Let’s talk about the technology in a browser for a minute. At the core, there is a rendering engine for the browser. The rendering engine is software that takes marked up content such as HTML, XML, image files, and formatting information such as CSS and XSL and displays the content on the screen. It renders all the various parts of a web page properly, in other words. Doing that quickly and efficiently is important.
There are three main rendering engines. Trident, the rendering engine from Internet Explorer, is used by many applications on the Microsoft Windows platform to render HTML, including the mini-browsers in Winamp and RealPlayer. Gecko, the Mozilla project’s open source rendering engine, is used by a variety of products derived from the Mozilla code base, including the Firefox web browser. Same goes for WebKit, originally from Konquerer, and currently best known as powering Apple’s Safari and Google’s Chrome web browsers.
Which is best? Good question. We’re not here to try to convince you to use one technology over the other. You should have the freedom to decide.
The problem is, people are already tending to argue which is best based on the company that’s producing them, not the technology that’s in them. We’re fans of Windows, though many people use IE because it comes installed on Windows. We’re fans of open source, too, but that shouldn’t be the only qualification for deciding whether you use a browser or not. Is that a good way to choose your most important piece of software?

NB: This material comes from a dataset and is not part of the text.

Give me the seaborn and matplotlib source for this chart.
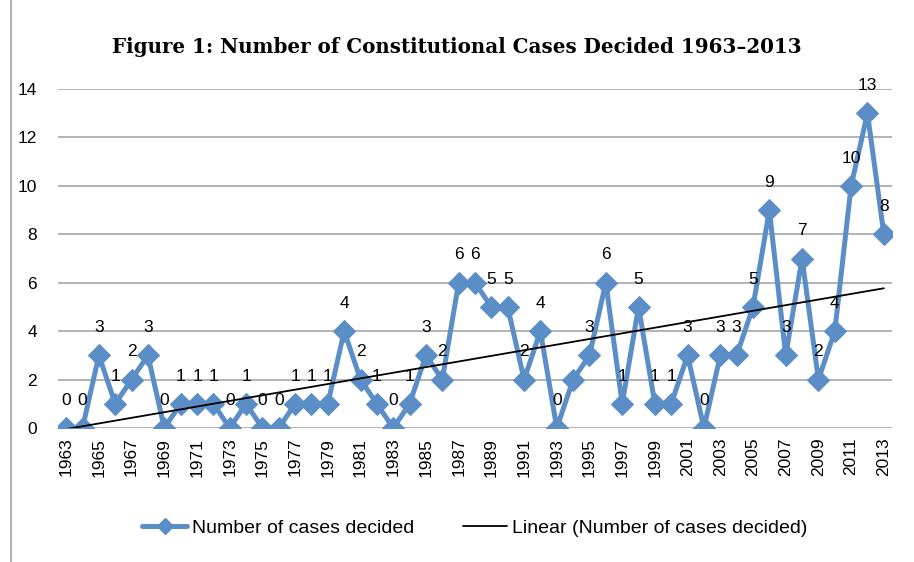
# Number of constitutional cases decided per year, 1963-2013
import numpy as np
import pandas as pd
import seaborn as sns
import matplotlib.pyplot as plt
from matplotlib.lines import Line2D

years = list(range(1963, 2014))
cases = [0, 0, 3, 1, 2, 3, 0, 1, 1, 1,
         0, 1, 0, 0, 1, 1, 1, 4, 2, 1,
         0, 1, 3, 2, 6, 6, 5, 5, 2, 4,
         0, 2, 3, 6, 1, 5, 1, 1, 3, 0,
         3, 3, 5, 9, 3, 7, 2, 4, 10, 13,
         8]
y_ticks = [0, 2, 4, 6, 8, 10, 12, 14]
x_ticks = years[::2]

blue = '#5B8EC7'
grid = '#A6A6A6'

df = pd.DataFrame({'year': years, 'cases': cases})

sns.set_style('white')
plt.rcParams['font.family'] = ['Liberation Sans', 'DejaVu Sans']
plt.rcParams['text.color'] = 'black'
plt.rcParams['xtick.color'] = 'black'
plt.rcParams['ytick.color'] = 'black'

fig = plt.figure(figsize=(9.14, 5.62), dpi=100)
ax = fig.add_axes([58 / 914, 1 - 428 / 562, (892 - 58) / 914, (428 - 89) / 562])

for t in y_ticks:
    ax.axhline(t, color=grid, lw=1.2, zorder=0)

sns.lineplot(data=df, x='year', y='cases', ax=ax, color=blue, lw=3.6,
             marker='D', markersize=11, markeredgecolor=blue, zorder=3)

# linear trend line
sns.regplot(data=df, x='year', y='cases', ax=ax, scatter=False, ci=None,
            truncate=True, line_kws=dict(color='black', lw=1.3, zorder=4))

for yr, v in zip(years, cases):
    if yr == 1994:
        continue
    ax.annotate(str(v), (yr, v), xytext=(0, 20), textcoords='offset points',
                ha='center', va='center', fontsize=12.5, color='black')

ax.set_xlim(1962.5, 2013.5)
ax.set_ylim(0, 14)
ax.set_yticks(y_ticks)
ax.set_xticks(x_ticks)
ax.set_xticklabels([str(x) for x in x_ticks], rotation=90, fontsize=12.5)
ax.tick_params(axis='y', labelsize=12.5, length=0, pad=15)
ax.tick_params(axis='x', length=0, pad=7)
ax.set_xlabel('')
ax.set_ylabel('')
for s in ax.spines.values():
    s.set_visible(False)

fig.text(0.5, 1 - 47 / 562, 'Figure 1: Number of Constitutional Cases Decided 1963\u20132013',
         ha='center', va='center', fontsize=14.3, fontweight='bold',
         family=['DejaVu Serif'], color='black')

handles = [Line2D([], [], color=blue, lw=3.6, marker='D', markersize=8),
           Line2D([], [], color='black', lw=1.3)]
fig.legend(handles, ['Number of cases decided', 'Linear (Number of cases decided)'],
           loc='center', bbox_to_anchor=(475 / 914, 1 - 528 / 562), ncol=2, frameon=False,
           fontsize=14, handlelength=2.3, handletextpad=0.25, columnspacing=2.5)

fig.add_artist(Line2D([11 / 914, 11 / 914], [0, 1], color='#A0A0A0', lw=1.2))

fig.savefig('out.png', dpi=100, facecolor='white')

At Lunascape, we’re not pushing one over the other. The Lunascape browser includes all three. You choose. You always have the freedom to choose (you might even say the freedom from having to choose). No more web sites that don’t work cause you’re using the “wrong” browser. Each of the rendering engines has its good and bad points.
So how are the rendering engines different?
Trident
Trident is the engine of the world’s most popular browser Internet Explorer. Not surprisingly, websites around the world are designed to properly display when viewed in IE. However, a lot of W3C guidelines are ignored, and Trident’s scores in Acid3 tests are extremely low. Another negative, as the most popular browser, IE is often attacked by hackers, so from a security point of view there’s a little bit of worry. On top of that, in comparisons to Gecko and WebKit for handling Javascript, it’s slower, and this is noticeable with web services like Gmail.
Gecko
Extremely fast for handling Javascript. However, for sites designed for Trident, there can be problems with display and there’s the possibility of bugs when entering data into forms. In other words, for a country like Korea that embraces IE, there’s not much room for users of Firefox (Gecko).
WebKit
Very fast, runs Javascript at the same speeds as Gecko. It also was the first engine to get a perfect score with the Acid3 test. And just like Gecko, there can be display problems with sites that are designed for IE. Sometimes there are issues with menus, for example.
There’s a quick summary. Obviously that are many issues on technical, aesthetic, or philosophical grounds. We’d love to hear back from you which you prefer and why.
We’ve heard it said that the next operating system wars will be on browsers. We’ve heard it said that the next platform play is on mobile. Heck, we’ve read that operating systems are irrelevant. All that breathless predicting makes us think that, well, that you can’t predict next what people will predict.
We’re going to focus on building great software. We’ll let someone else do the predicting. We think you should do the choosing.